The takedown of Baghdadi is unlikely to distract lawmakers from the impeachment probe, which has gained momentum following a number of damaging witness testimonies which Republicans are increasingly struggling to rebut.

Speaking to reporters following a top US diplomat's closed-door testimony on Wednesday, John Thune, the Senate's No 2 Republican, said the picture emerging from the investigation was "not a good one," a possible sign that Republican support for Mr Trump might be faltering.

"In years past you could see how this would pause the political rhetoric for at least a few days," said the Hoover Institution's Mr Chen. "I don't see that happening this time."

Al-Baghdadi's death may not quell tide of militant groups - expert

The killing of the leader of Islamic State is a huge win for the Americans, but it may not be the end of ISIS, says an international affairs expert.

Waikato University Professor Alexander Gillespie said it was a triumph for the Americans.

"To knock the head off the snake is really quite something - but there will be other snakes. But, this is still something that should be acknowledged and America should be acknowledged for the great work it's done in this area because this man was a terrible person," he said.
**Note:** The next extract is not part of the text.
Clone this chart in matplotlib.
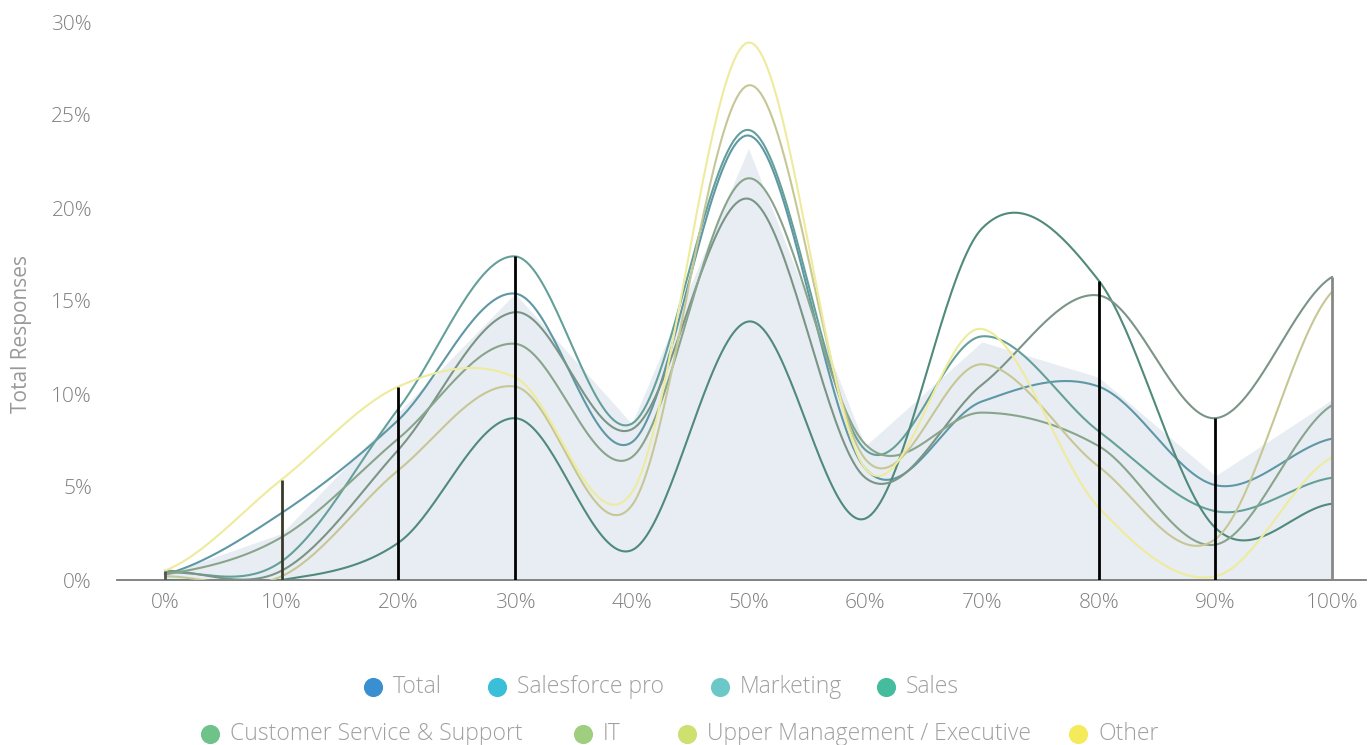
import numpy as np
import matplotlib.pyplot as plt

plt.rcParams['font.family'] = ['Open Sans', 'DejaVu Sans']
plt.rcParams['font.weight'] = 'light'

# x positions (percent of ...)
x_vals = [0, 10, 20, 30, 40, 50, 60, 70, 80, 90, 100]
x_labels = ['0%', '10%', '20%', '30%', '40%', '50%', '60%', '70%', '80%', '90%', '100%']

# shaded background series (Total)
total = [0.3, 2.5, 9.0, 15.4, 8.4, 23.2, 7.2, 12.8, 10.9, 5.6, 9.7]

# line series, values in %
salesforce_pro = [0.3, 3.6, 8.6, 15.4, 7.4, 23.9, 6.0, 9.6, 10.4, 5.1, 7.6]
marketing = [0.4, 1.0, 9.2, 17.4, 8.4, 24.2, 7.0, 13.1, 8.0, 3.7, 5.5]
sales = [0.0, 0.0, 2.0, 8.7, 1.6, 13.9, 3.3, 18.9, 16.1, 2.8, 4.1]
cust_service = [0.5, 0.5, 7.0, 14.4, 8.1, 20.5, 5.5, 10.5, 15.3, 8.7, 16.3]
it = [0.3, 2.3, 7.6, 12.7, 6.6, 21.6, 7.3, 9.0, 7.2, 1.9, 9.4]
upper_mgmt = [0.2, 0.2, 5.9, 10.4, 4.0, 26.6, 6.5, 11.6, 6.1, 2.2, 15.5]
other = [0.5, 5.4, 10.4, 10.9, 4.7, 28.9, 6.0, 13.5, 3.9, 0.2, 6.6]

legend_names = ['Total', 'Salesforce pro', 'Marketing', 'Sales',
                'Customer Service & Support', 'IT', 'Upper Management / Executive', 'Other']
legend_colors = ['#3a8fd0', '#3bbfd9', '#6cc8c8', '#46bc9f',
                 '#6fc28a', '#9fcf7e', '#cde070', '#f5ea5a']

lines = [salesforce_pro, marketing, sales, cust_service, it, upper_mgmt, other]
line_colors = ['#5e97a5', '#64a099', '#4f8a7b', '#7a9586', '#88a58b', '#c6c795', '#eeeb9c']

# drop lines at each x (None = not drawn)
drop_colors = ['#555555', '#3a3a2a', 'black', 'black', None, None, None, None,
               'black', 'black', '#888888']


def catmull_rom(x, y, n=40):
    x = np.asarray(x, float)
    y = np.asarray(y, float)
    yp = np.concatenate([[y[0]], y, [y[-1]]])
    xs, ys = [], []
    t = np.linspace(0, 1, n)
    h00 = 2*t**3 - 3*t**2 + 1
    h10 = t**3 - 2*t**2 + t
    h01 = -2*t**3 + 3*t**2
    h11 = t**3 - t**2
    for i in range(len(x) - 1):
        p0, p1, p2, p3 = yp[i], yp[i+1], yp[i+2], yp[i+3]
        m1 = (p2 - p0) / 2
        m2 = (p3 - p1) / 2
        xs.append(x[i] + t*(x[i+1] - x[i]))
        ys.append(h00*p1 + h10*m1 + h01*p2 + h11*m2)
    return np.concatenate(xs), np.concatenate(ys)


fig = plt.figure(figsize=(13.72, 7.45), dpi=100)
ax = fig.add_axes([117/1372, 1 - 580/745, (1366-117)/1372, (580-22)/745])

ax.fill_between(x_vals, total, 0, color='#e8edf4', lw=0, zorder=1)

for vals, c in zip(lines, line_colors):
    sx, sy = catmull_rom(x_vals, vals)
    ax.plot(sx, sy, color=c, lw=1.5, zorder=3, solid_capstyle='round')

tops = np.max(np.array(lines), axis=0)
for xv, top, c in zip(x_vals, tops, drop_colors):
    if c is None:
        continue
    ax.vlines(xv, 0, top, color=c, lw=2.0, zorder=4)

ax.set_xlim(-4.1, 102.9)
ax.set_ylim(0, 30)
ax.set_xticks(x_vals)
ax.set_xticklabels(x_labels)
ax.set_yticks([0, 5, 10, 15, 20, 25, 30])
ax.set_yticklabels(['0%', '5%', '10%', '15%', '20%', '25%', '30%'])
ax.tick_params(axis='both', length=0, labelsize=15, labelcolor='#808080')
ax.tick_params(axis='x', pad=9)
ax.tick_params(axis='y', pad=18)
for s in ['top', 'right', 'left']:
    ax.spines[s].set_visible(False)
ax.spines['bottom'].set_color('#7a7a7a')
ax.spines['bottom'].set_linewidth(1.3)
ax.set_ylabel('Total Responses', fontsize=15, color='#999999')
ax.yaxis.set_label_coords(-0.068, 0.44)

# legend drawn in pixel space
lax = fig.add_axes([0, 0, 1, 1])
lax.set_xlim(0, 1372)
lax.set_ylim(745, 0)
lax.axis('off')
legend_pos = [(373, 687), (497, 687), (720, 687), (886, 687),
              (210, 734), (583, 734), (687, 734), (1078, 734)]
for name, c, (px, py) in zip(legend_names, legend_colors, legend_pos):
    lax.scatter([px], [py], s=190, color=c, lw=0)
    lax.text(px + 20, py, name, fontsize=16.5, color='#a0a0a0', va='center', ha='left')

fig.savefig('out.png', dpi=100)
"He led a regime that committed terrible crimes of genocide, crimes against humanity, crimes against culture. There's nothing that these people did not do."

Prof Gillespie said Islamic State's future was now uncertain, although unlikely to be over.

"When the leader of Al-Qaeda was killed other people turned up within the next few months and as they kept getting knocked off the peg other people replaced them," he said.

"With ISIS, it'll be harder because they've lost territory and a lot of political power. I think they could survive but what's more likely is that another kind of jihadi group could emerge from the ashes in their place.

"Terrorism is tidal - it rises and it falls. The peak of terrorism in terms of attacks and deaths in recent years was 2014 but each year as Islamic State lost territory the attacks and deaths declined ... but unless you address the basic considerations for why these groups emerge in the first place something else will come in its path."